For each detection, a 30-ms-duration sample is extracted from the unfiltered waveform data. A scalogram is made using the symmetric (gamm=3) Morse wavelet with 16 wavelet bandpass filters (voices) per octave and a time-bandwidth product of 120. The frequency range of the scalogram is set to between 1 and 12 kHz, and the amplitude information is rescaled using the range of values in the 2.0-3.5 kHz and 0-20 ms region of the scalogram. Each scalogram is converted to an RGB image and resized to 224-by-224 pixels. 

For example:

Unzip the perchpicker_training_scalograms_v7.zip file 

Images are stored in perch and other folders.   They can be read into MATLAB as: 

         >>  im=imread('p_DB_335589429.180508212002_078.7066250.jpg');

         >>  figure; imshow(im)

To read the waveform snippets into MATLAB: 

Waveform data snippets are also provided for these labeled signals. Each snippet is 90 ms long, with the training and test data (used in generating the scalograms) representing the center 30 ms of data (points 721 through 1440) These waveforms are unfiltered, pressure corrected and sampled at 24 kHz.  

For example: 

       >> load perch_wavefrom_database_v7.mat

       >> whos

        fs                     1x1                         8  double                         % sample rate   = 24,000 Hz 

        perchcalls       2161x6009             103883592  double         % each column is a call example 

        station             6009x1                   649846  cell                    % name of stations 

        t                       2161x1                   17288  double                % time vector for plotting 

        utc                   6009x1                   96144  datetime             % approximate UTC time 

Station names and locations are given below:  

            >> figure; plot(t,perchcalls(:,1);  % show first waveform 

            >> figure; plot(t(721:1440), perchcalls(721:1440,1)); % show portion used in scalogram generation

To recreate the scalograms, use the function provided as part of PerchPicker 

                >> ppMakescalo(perchcall(721:1140,1)); 

loading 'other_waveform_database_v7.mat will similarly load the other signal class. 

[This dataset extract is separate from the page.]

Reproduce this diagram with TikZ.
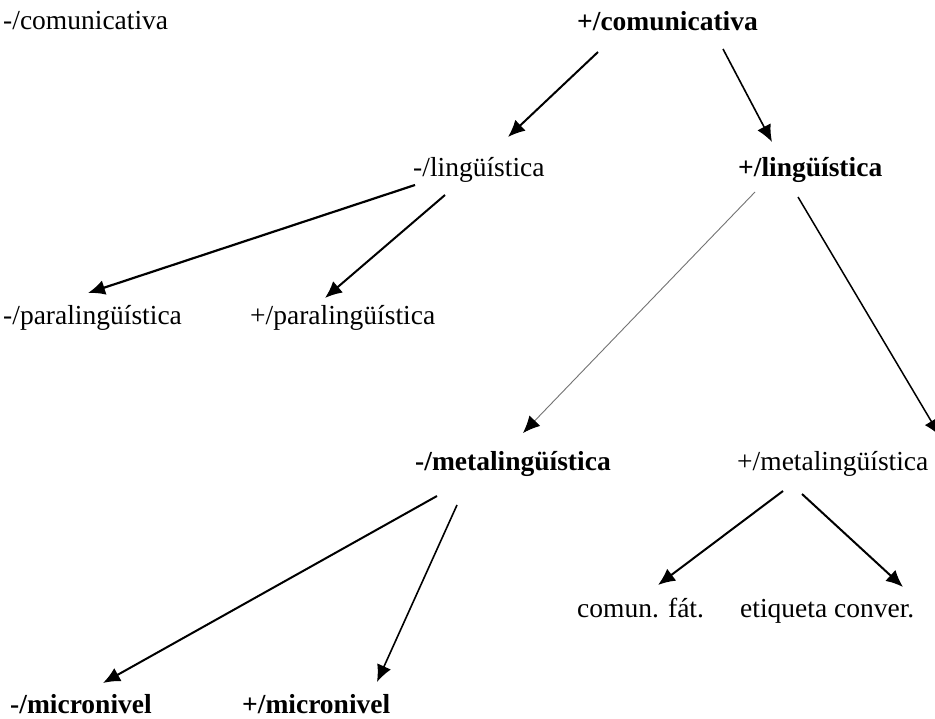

To access the waveform snippets in wavfile format: 

The snippets are also saved as individual (32-bit) wavfiles.  Each file contains 90 ms of data, with the training and test data representing the center 30 ms of data (points 721 through 1440 within each column). These waveforms are unfiltered, pressure corrected and sampled at 24 kHz.   

      For example: 

      Unzip the perchpicker_training_wavclips.zip file to reveal './perch and './other' folders. 

      The readwavfiles.mlx (MATLAB) and readwavfiles.ipynb (PYTHON) scripts demonstrate how to load the data. If using MATLAB audioread function, specify 'native' format.